The beauty of the place draws more than surfers to the coastline. Highway 11 is a favourite for both on and off-road cyclists as well as motorcyclists who come to ride the twisty Route 23 that winds through the mountains. Hikers also find their way there to explore the Dulan Forest and package tour busses come through to the natural phenomenon of ‘water running uphill,’ which I was told was much less interesting than watching the tourists themselves.
Along the coast, there is an assortment of places to stay that range from the Dulan Cape Café with restaurant, pool and shipping container rooms perched on the sea cliff offering million-dollar views to Black Boss Camping. A place to pitch a tent or rent a trailer in an environment that feels like a cross between a cartoon magic garden and a militia settlement, complete with outdoor bathtub, arc welders, and ATVs.

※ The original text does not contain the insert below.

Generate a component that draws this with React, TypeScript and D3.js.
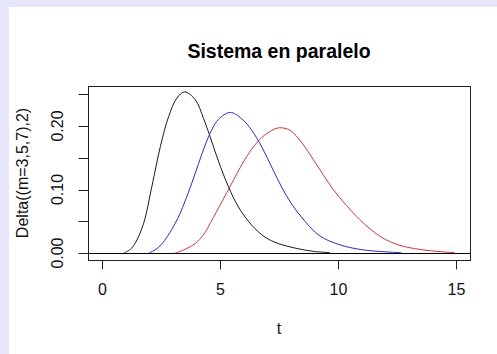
import React from "react";
import * as d3 from "d3";

// Densities over t for m = 3, 5, 7 (black, blue, red)
const tM3 = [0.92, 1.2, 1.41, 1.76, 2.11, 2.47, 2.82, 3.17, 3.5, 3.95, 4.3, 4.58, 4.93, 5.36, 5.78, 6.35, 6.91, 7.47, 8.3, 8.95, 9.66];
const vM3 = [0, 0.006, 0.016, 0.047, 0.105, 0.168, 0.215, 0.244, 0.2537, 0.2415, 0.212, 0.183, 0.145, 0.104, 0.0725, 0.0436, 0.025, 0.015, 0.0069, 0.0027, 0.0006];

const tM5 = [1.97, 2.2, 2.5, 2.8, 3.1, 3.3, 3.52, 3.81, 4.09, 4.37, 4.65, 4.93, 5.43, 5.92, 6.35, 6.77, 7.19, 7.61, 8.04, 8.6, 9.23, 10.08, 11.07, 12.69];
const vM5 = [0, 0.004, 0.013, 0.028, 0.047, 0.062, 0.082, 0.111, 0.141, 0.17, 0.194, 0.2105, 0.2215, 0.2115, 0.193, 0.167, 0.1355, 0.104, 0.077, 0.05, 0.027, 0.013, 0.005, 0.0005];

const tM7 = [3.1, 3.52, 3.95, 4.3, 4.6, 5.08, 5.5, 5.92, 6.35, 6.77, 7.19, 7.45, 7.8, 8.1, 8.6, 9.02, 9.4, 9.8, 10.36, 10.93, 11.32, 11.84, 12.55, 13.25, 13.96, 14.95];
const vM7 = [0, 0.006, 0.015, 0.029, 0.048, 0.081, 0.11, 0.139, 0.164, 0.182, 0.193, 0.197, 0.196, 0.1895, 0.167, 0.1435, 0.122, 0.1, 0.075, 0.0525, 0.0395, 0.025, 0.013, 0.007, 0.0035, 0.0005];

const xTicks = [0, 5, 10, 15];
const yTicks = [0, 0.05, 0.1, 0.15, 0.2, 0.25];
const yLabelled = [0, 0.1, 0.2];

const title = "Sistema en paralelo";
const xTitle = "t";
const yTitle = "Delta((m=3,5,7),2)";

const W = 497;
const H = 354;
const FONT = "'Liberation Sans', Arial, Helvetica, sans-serif";

export default function App() {
  const left = 88, right = 470, top = 86, bottom = 260;
  const xMin = 0, xMax = 15;
  const yMin = 0, yMax = d3.max(vM3) as number;
  const xPad = (xMax - xMin) * 0.04;
  const yPad = (yMax - yMin) * 0.04;

  const x = d3.scaleLinear().domain([xMin - xPad, xMax + xPad]).range([left, right]);
  const y = d3.scaleLinear().domain([yMin - yPad, yMax + yPad]).range([bottom - 0.5, top - 0.5]);

  const line = d3
    .line<[number, number]>()
    .x((d) => x(d[0]))
    .y((d) => y(Math.max(0, d[1])))
    .curve(d3.curveCatmullRom.alpha(0.5));

  const series = [
    { t: tM3, v: vM3, color: "#1a1a1a" },
    { t: tM5, v: vM5, color: "#2a2ac8" },
    { t: tM7, v: vM7, color: "#cc3838" },
  ];

  const cx = (left + right) / 2;
  const cy = (top + bottom) / 2;

  return (
    <svg
      width={W}
      height={H}
      style={{ position: "fixed", left: 0, top: 0, display: "block" }}
      fontFamily={FONT}
    >
      <rect x={0} y={0} width={W} height={H} fill="#e6e6fa" />
      <rect x={9} y={7} width={W - 9} height={H - 7} fill="#ffffff" />

      <text x={cx} y={57.5} textAnchor="middle" fontSize={19.5} fontWeight="bold" fill="#000">
        {title}
      </text>

      {/* zero reference line */}
      <line x1={left} x2={right} y1={Math.round(y(0)) + 0.5} y2={Math.round(y(0)) + 0.5} stroke="#000" strokeWidth={1} />

      {series.map((s, i) => (
        <path
          key={i}
          d={line(s.t.map((t, j) => [t, s.v[j]] as [number, number])) || ""}
          fill="none"
          stroke={s.color}
          strokeWidth={1}
        />
      ))}

      <rect x={left + 0.5} y={top + 0.5} width={right - left} height={bottom - top} fill="none" stroke="#222" strokeWidth={1} />

      {/* x axis */}
      {xTicks.map((t) => {
        const px = Math.round(x(t)) + 0.5;
        return (
          <g key={"x" + t}>
            <line x1={px} x2={px} y1={bottom + 0.5} y2={bottom + 9.5} stroke="#222" />
            <text x={px} y={295} textAnchor="middle" fontSize={16} fill="#111">
              {String(t)}
            </text>
          </g>
        );
      })}
      <text x={cx} y={334} textAnchor="middle" fontSize={16} fill="#111">
        {xTitle}
      </text>

      {/* y axis */}
      {yTicks.map((v) => {
        const py = Math.round(y(v)) + 0.5;
        return (
          <line key={"y" + v} x1={left + 0.5} x2={left - 9.5} y1={py} y2={py} stroke="#222" />
        );
      })}
      {yLabelled.map((v) => (
        <text
          key={"yl" + v}
          transform={`translate(63, ${y(v)}) rotate(-90)`}
          textAnchor="middle"
          fontSize={16}
          fill="#111"
        >
          {v.toFixed(2)}
        </text>
      ))}
      <text
        transform={`translate(27.5, ${cy}) rotate(-90)`}
        textAnchor="middle"
        fontSize={16}
        fill="#111"
      >
        {yTitle}
      </text>
    </svg>
  );
}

Highway 11 hugs Taiwan’s east coast for a hundred kilometres, which is why Brian and Rita, the couple I had seen in Bangkok, named their bar and boutique after it. Located in the Sintung sugar factory, the bar has a comfortable DIY feel to it and the gallery is bright, displaying handmade clothes and crafts that Rita sources from locals. The shop’s head-high, peek-a-boo walls reveal the guts of the factory’s monster machine that once rendered plants into table sugar.